22 Nisan 2024 Pazartesi

https://www5.tbmm.gov.tr/tutanaklar/TUTANAK/TBMM/d01/c001/tbmm01001001.pdf 

https://www5.tbmm.gov.tr/tutanaklar/TUTANAK/TBMM/d01/c001/tbmm01001002.pdf

https://www5.tbmm.gov.tr/tutanaklar/TUTANAK/TBMM/d01/c001/tbmm01001003.pdf

(Zabıt Linkleri) 






      23, 24 ve 25 NİSAN 1920 TBMM ZABITLARI

    “Milletimizin dahili ve harici bağımsızlığını tam dahilinde kaderini bizzat belirlemeye ve yönetmeye başladığını bütün dünyaya ilan ederek Büyük Millet Meclisi’ni açıyorum”

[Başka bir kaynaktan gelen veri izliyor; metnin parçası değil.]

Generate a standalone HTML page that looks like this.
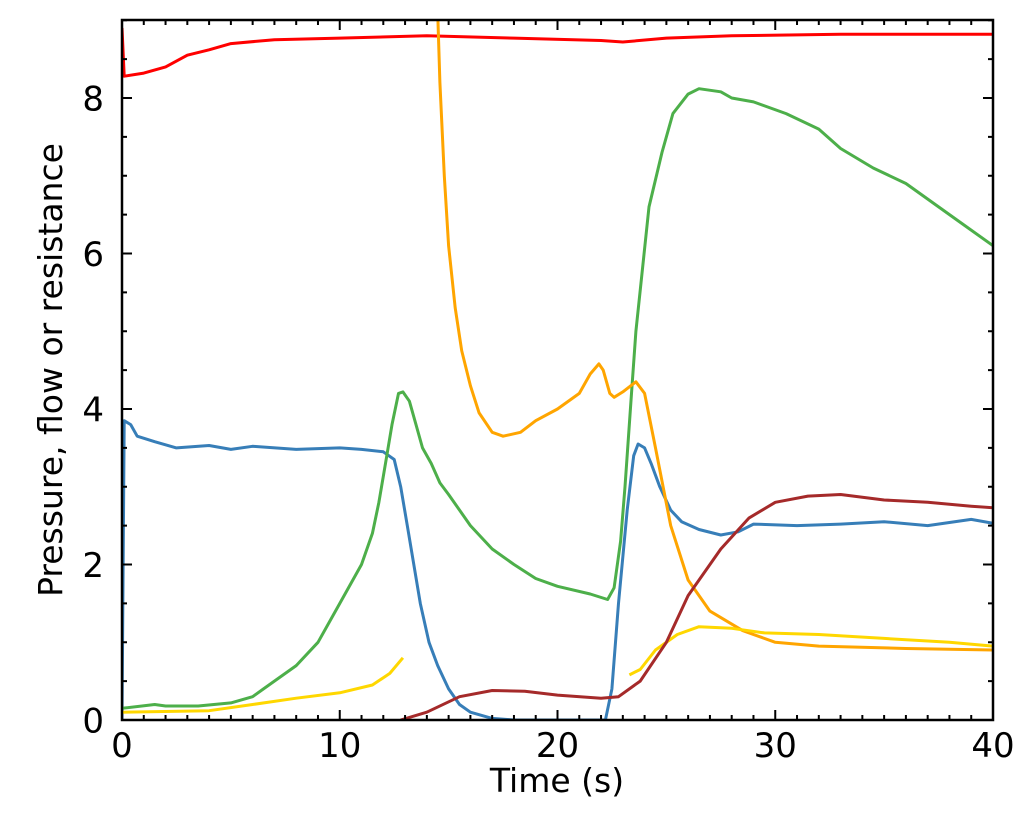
<!DOCTYPE html><html><head><style>body{margin:0;background:#fff}svg{display:block}text{font-family:"DejaVu Sans","Liberation Sans",sans-serif;fill:#000}</style></head><body>
<svg id="s" width="1024" height="819" xmlns="http://www.w3.org/2000/svg"></svg>
<script>
const X=t=>122+21.775*t,Y=v=>720-77.75*v;
const S=document.getElementById('s');let h='<defs><clipPath id="c"><rect x="122" y="20" width="871" height="700"/></clipPath></defs>';
const D={
'#ff0000':[[0,8.9],[0.1,8.28],[1,8.32],[2,8.4],[3,8.55],[4,8.62],[5,8.7],[7,8.75],[10,8.77],[14,8.8],[18,8.77],[22,8.74],[23,8.72],[25,8.77],[28,8.8],[33,8.82],[40,8.82]],
'#377eb8':[[0,0],[0.1,3.85],[0.4,3.8],[0.7,3.65],[1.5,3.58],[2.5,3.5],[4,3.53],[5,3.48],[6,3.52],[8,3.48],[10,3.5],[11,3.48],[12,3.45],[12.5,3.35],[12.8,3.0],[13.1,2.5],[13.4,2.0],[13.7,1.5],[14.1,1.0],[14.5,0.7],[15,0.4],[15.5,0.2],[16,0.1],[17,0.02],[18,0],[22.2,0],[22.5,0.4],[22.8,1.5],[23.2,2.7],[23.5,3.4],[23.7,3.55],[24.0,3.5],[24.3,3.3],[24.7,3.0],[25.2,2.7],[25.7,2.55],[26.5,2.45],[27.5,2.38],[28.3,2.42],[29,2.52],[31,2.5],[33,2.52],[35,2.55],[37,2.5],[39,2.58],[40,2.53]],
'#4daf4a':[[0,0.15],[1.5,0.2],[2,0.18],[3.5,0.18],[5,0.22],[6,0.3],[6.5,0.4],[8,0.7],[9,1.0],[10,1.5],[11,2.0],[11.5,2.4],[11.8,2.8],[12.1,3.3],[12.4,3.8],[12.7,4.2],[12.9,4.22],[13.2,4.1],[13.5,3.8],[13.8,3.5],[14.2,3.3],[14.6,3.05],[15,2.9],[16,2.5],[17,2.2],[18,2.0],[19,1.82],[20,1.72],[21.5,1.62],[22.3,1.55],[22.6,1.7],[22.9,2.3],[23.1,3],[23.4,4.2],[23.6,5],[24.2,6.6],[24.8,7.3],[25.3,7.8],[26,8.05],[26.5,8.12],[27.5,8.08],[28,8.0],[29,7.95],[30.5,7.8],[32,7.6],[33,7.35],[34.5,7.1],[36,6.9],[37.5,6.6],[38.5,6.4],[40,6.1]],
'#ffa500':[[14.5,9.1],[14.6,8.2],[14.8,7],[15.0,6.1],[15.3,5.3],[15.6,4.75],[16.0,4.3],[16.4,3.95],[17,3.7],[17.5,3.65],[18.3,3.7],[19,3.85],[20,4.0],[21,4.2],[21.5,4.45],[21.9,4.58],[22.1,4.5],[22.4,4.2],[22.6,4.15],[23,4.22],[23.6,4.35],[24,4.2],[24.5,3.5],[25.2,2.5],[26,1.8],[27,1.4],[28.5,1.15],[30,1.0],[32,0.95],[36,0.92],[40,0.9]],
'#ffd700':[[0,0.1],[4,0.12],[6,0.2],[8,0.28],[10,0.35],[11.5,0.45],[12.3,0.6],[12.9,0.8]],
'#ffd701':[[23.3,0.58],[23.8,0.65],[24.5,0.9],[25.5,1.1],[26.5,1.2],[28,1.18],[29.5,1.12],[32,1.1],[35,1.05],[38,1.0],[40,0.95]],
'#a52a2a':[[12.8,0],[14,0.1],[15.5,0.3],[17,0.38],[18.5,0.37],[20,0.32],[22,0.28],[22.8,0.3],[23.8,0.5],[25,1.0],[26,1.6],[27.5,2.2],[28.8,2.6],[30,2.8],[31.5,2.88],[33,2.9],[35,2.83],[37,2.8],[39,2.75],[40,2.73]]};
for(const k in D){const c=k=='#ffd701'?'#ffd700':k;h+='<polyline clip-path="url(#c)" fill="none" stroke="'+c+'" stroke-width="3" stroke-linejoin="round" points="'+D[k].map(p=>X(p[0]).toFixed(1)+','+Y(p[1]).toFixed(1)).join(' ')+'"/>';}
let t='';
for(let i=0;i<=40;i++){const x=X(i),L=i%10?5:10;t+=`M${x} 720v-${L}M${x} 20v${L}`;if(i%10==0)h+=`<text x="${x}" y="757" font-size="34" text-anchor="middle">${i}</text>`;}
for(let v=0;v<=9;v+=0.5){const y=Y(v),L=(v%2==0)?10:5;t+=`M122 ${y}h${L}M993 ${y}h-${L}`;if(v%2==0)h+=`<text x="104" y="${y+12.5}" font-size="34" text-anchor="end">${v}</text>`;}
h+=`<path d="${t}" stroke="#000" stroke-width="2" fill="none"/><rect x="122" y="20" width="871" height="700" fill="none" stroke="#000" stroke-width="2.5"/>`;
h+='<text x="557" y="792" font-size="33" text-anchor="middle">Time (s)</text><text transform="translate(62 370) rotate(-90)" font-size="33" text-anchor="middle">Pressure, flow or resistance</text>';
S.innerHTML=h;
</script></body></html>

     İNGİLİZ İŞGALİ, KARADENİZ’DE PONTUS, MOLLA SAİD, BEYPAZARI VE AYAŞ’TA İSYANLAR, DÜZCE VE HENDEKLİLERİN İÇ ÇATIŞMASI DA KONUŞULUR

 

    NEVİN BİLGİN

    TBMM’nin 23-24 ve 25 Nisan 1920 zabıtlarında, Meclis’in ilk açıldığı gün yaşananlar ve ertesi günlerde de sadece uyumak için çalışmalarına ara veren ülkenin ne durumda olduğunu ilçelere kadar anlatan bir Mustafa Kemal Atatürk görüyoruz.

    23 Nisan 1920 Meclis Zabıtları’nda açılış Sinop Mebusu Şerif Bey’in, “Saygıdeğer dinleyiciler! İstanbul’un geçici olarak yabancı güçler tarafından işgal edildiği ve tamamen halifelik ve merkezi Hükümetin bağımsızlığının iptal edildiği bilinmektedir. Bu duruma boyun eğmek, milletimizin teklif edilen yabancı esareti kabul etmesi demekti. Ancak tam bağımsızlıkla yaşamak azmi katisinden olan hür ve serbest milletimiz esaret durumunu tam bir şiddet ve kesinlikle reddetmiş ve derhal vekillerini toplamaya bağlı olarak Meclisi Âlinizi vücuda getirmiştir. Bu Meclisi Âlinin Eeisi Sinni sı f atiyle ve tevfiki ilâhi ile milletimizin dahilî ve harici bağımsızlığı tam dahilinde kaderini bizzat belirleye ve yönetmeye başladığını bütün dünyaya ilan ederek Büyük Millet Meclisini açıyorum” sözleriyle açılır.

    Mustafa Kemal Paşa olarak zabıtlara geçen Atatürk, şu konuşmayı yapar:

    “Meclisi Âliniz malûmu âlileri salâhiyeti fevkalâdeyi haiz olarak yeniden seçilen Mebusanı Kiram ile saldırıya uğrayan makama, saltanattan kendi iradesiyle ayrılan ve buraya gelen Mebusanı Kiramdan oluşmaktadır. Kendi iradesiyle ayrılıp gelen mebusan ile bir Meclisi Ali vücuda getirilmesi ancak yeni seçilen tarzı seçimde söz konusu olmuştur. Bu anda Meclisimiz münakittir. Daha önce seçilen mebusanın da aynı derecede yetkinlikte görev yapmasının mebusanın seçim tarzından daha kapsamlı olduğu için bunun uygun olacağı kanaatindeyim. Bu hususu teyid etmek isterim. (Muvafık, muvafık sadaları).”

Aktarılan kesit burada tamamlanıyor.